Larian's changes to the D&D mechanics have unbalanced the game and made it less realistic and resulted in a significant power creep relative to RAW 5E. While I like the tiered construction of their maps, the jumping/shoving mechanics seem very cheezy and unrealistic. The attack modifiers for changes in elevation are also quite cheezy. I feel like this should be a gritty, dark fantasy setting and the cheezy physics detract from that.
I personally like the initial setting of the game, with the battle between the mindflayers and githyanki. I could certainly skip the prologue on the nautiloid in hell, even though I love the opening cinematic. The mysterious saving from the Nautiloid currently seems very contrived and should probably be cut from the game.

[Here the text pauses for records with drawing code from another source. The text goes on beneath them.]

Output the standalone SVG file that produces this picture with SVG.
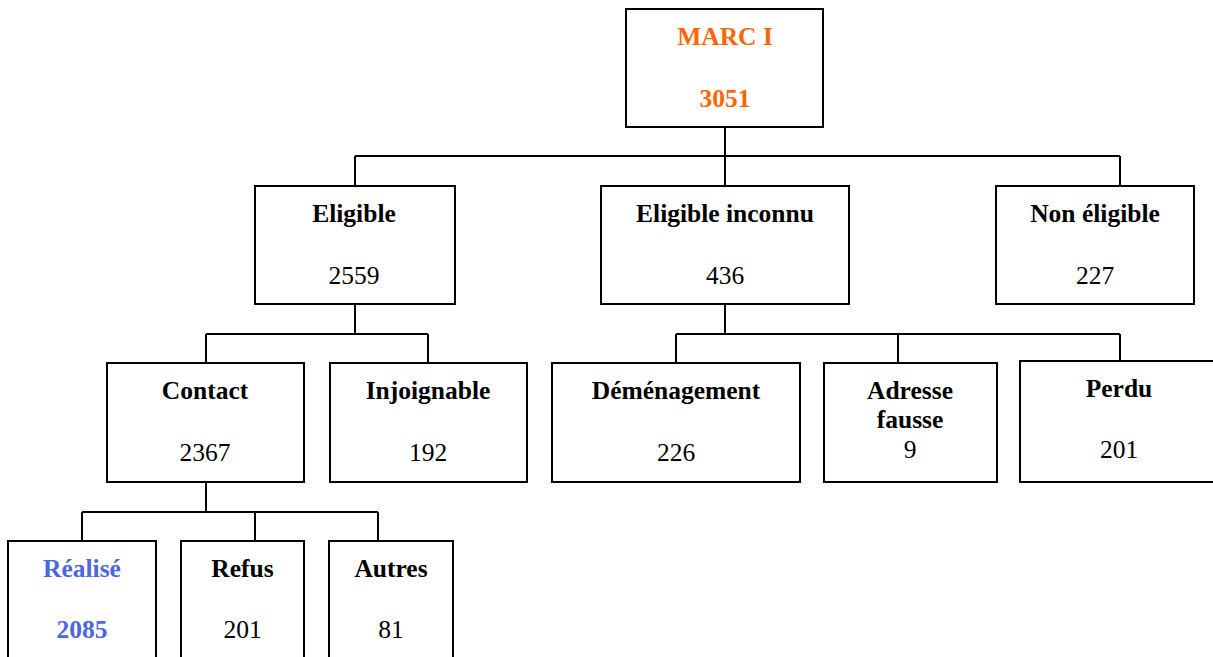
<svg xmlns="http://www.w3.org/2000/svg" width="1213" height="657" viewBox="0 0 1213 657">
<style>
.box{fill:#fff;stroke:#000;stroke-width:2}
.con{fill:none;stroke:#000;stroke-width:2}
text{font-family:'Liberation Serif','Times New Roman',Times,'DejaVu Serif',serif;font-size:25.5px;text-anchor:middle;fill:#000}
.b{font-weight:bold}
.or{fill:#FF6600}
.bl{fill:#4A66E0}
</style>
<rect width="1213" height="657" fill="#fff"/>
<g id="connectors">
<path class="con" d="M725 127V186M355 156H1120M355 156V186M1120 156V186"/>
<path class="con" d="M355 304V334M206 334H428M206 334V363M428 334V363"/>
<path class="con" d="M725 304V334M676 334H1120M676 334V363M898 334V363M1120 334V361"/>
<path class="con" d="M206 482V512M82 512H378M82 512V541M255 512V541M378 512V541"/>
</g>
<g id="marc"><rect class="box" x="626" y="9" width="197" height="118"/><text class="b or" x="725" y="45">MARC I</text><text class="b or" x="725" y="107">3051</text></g>
<g id="eligible"><rect class="box" x="255" y="186" width="200" height="118"/><text class="b" x="354" y="222">Eligible</text><text x="354" y="284">2559</text></g>
<g id="eligible-inconnu"><rect class="box" x="601" y="186" width="248" height="118"/><text class="b" x="725" y="222">Eligible inconnu</text><text x="725" y="284">436</text></g>
<g id="non-eligible"><rect class="box" x="996" y="186" width="198" height="118"/><text class="b" x="1095" y="222">Non éligible</text><text x="1095" y="284">227</text></g>
<g id="contact"><rect class="box" x="107" y="363" width="197" height="119"/><text class="b" x="205" y="399">Contact</text><text x="205" y="461">2367</text></g>
<g id="injoignable"><rect class="box" x="330" y="363" width="197" height="119"/><text class="b" x="428" y="399">Injoignable</text><text x="428" y="461">192</text></g>
<g id="demenagement"><rect class="box" x="552" y="363" width="248" height="119"/><text class="b" x="676" y="399">Déménagement</text><text x="676" y="461">226</text></g>
<g id="adresse-fausse"><rect class="box" x="824" y="363" width="173" height="119"/><text class="b" x="910" y="399">Adresse</text><text class="b" x="910" y="428">fausse</text><text x="910" y="458">9</text></g>
<g id="perdu"><rect class="box" x="1020" y="361" width="200" height="121"/><text class="b" x="1119" y="397">Perdu</text><text x="1119" y="458">201</text></g>
<g id="realise"><rect class="box" x="8" y="541" width="148" height="130"/><text class="b bl" x="82" y="577">Réalisé</text><text class="b bl" x="82" y="638">2085</text></g>
<g id="refus"><rect class="box" x="181" y="541" width="123" height="130"/><text class="b" x="242.5" y="577">Refus</text><text x="242.5" y="638">201</text></g>
<g id="autres"><rect class="box" x="329" y="541" width="124" height="130"/><text class="b" x="391" y="577">Autres</text><text x="391" y="638">81</text></g>
</svg>
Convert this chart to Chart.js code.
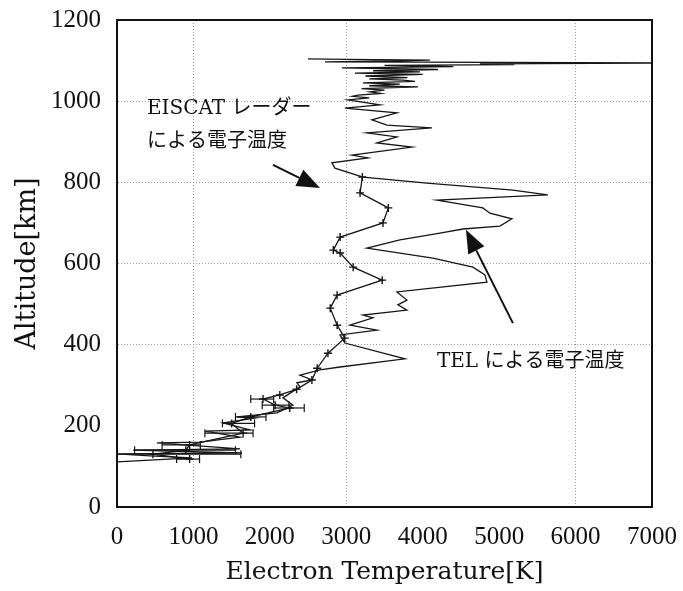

I could currently care less for the Absolute storyline and most of the origin characters. I am not a fan of how the tadpoles are implemented. The tadpole powers seem kind of dumb and contrived. There isn't a good explanation for the suppression of ceromorphosis, so that also feels contrived.
The writing and dialogue is very similar to DOS 2. I feel like this hasn't been a strength for Larian and they should shake up the writing team. Hiring someone that was a lead writer for BG2 or D&D might help?
Larian's changes to the D&D mechanics have unbalanced the game and made it less realistic and resulted in a significant power creep relative to RAW 5E. While I like the tiered construction of their maps, the jumping/shoving mechanics seem very cheezy and unrealistic. The attack modifiers for changes in elevation are also quite cheezy. I feel like this should be a gritty, dark fantasy setting and the cheezy physics detract from that.
You must be some kind of purist that hates everyone elses enjoyment of the game
(I'm being snarky, because I agree with everything you said above.)
One thing that doesn't get mentioned much comparing BG1 and BG2 to BG3, is how quickly 3d animation tends to become very dated in the look.
I definitely thought that in 2000s move to 3d for RPGs was a mistake - those games didn't take advantage of the 3d space, while looking much worse then it's precedessors. Now they look just horrible.
I don't think using 3d is a mistake, especially if you make a use out of a 3d enviroment - 2d background does come with limitations. I think games like Warcraft3 still look pretty decent to this day. And I think there are older 3d games that still look great after years passed. I had no issues reptro playing Max Payne, Thief1&2, Systemshock in spite of their age.
I do think cinematic approach is an issue. To do it half well takes a lot of resources. I don't expect BG3 cinematics to look great on launch, not to mention years after release. Dragon Age: Origins is a good reference point - I thought it was awkward when it released - now it's just offputting. It would be a problem, if like BG1&2, the game didn't try to look like a movie. *shrug* I don't expect BG3 to have that much staying power anyway. It will make a splash, and it will age. Poorly.
I could currently care less for the Absolute storyline and most of the origin characters. I am not a fan of how the tadpoles are implemented. The tadpole powers seem kind of dumb and contrived. There isn't a good explanation for the suppression of ceromorphosis, so that also feels contrived.
The writing and dialogue is very similar to DOS 2. I feel like this hasn't been a strength for Larian and they should shake up the writing team. Hiring someone that was a lead writer for BG2 or D&D might help?.
Exactly, Swen repeatedly admitted that Larian never had good writing.
Surprises me that they felt confident and didn't try to up their game for BG3, especially considering how well they improved the other departments.
There isn't a good explanation for the suppression of ceromorphosis, so that also feels contrived.
That's kinda part of the mystery. I don't think we're supposed to have an explanation yet. It's like, I don't think I'd call Agatha Christie a bad writer for not revealing the mysterious affair at Styles earlier.
Personally, I'm loving the story, and I'm absolutely impressed with the writers on Larian's staff. Sorry to hear that you don't. I guess the game's not for everyone.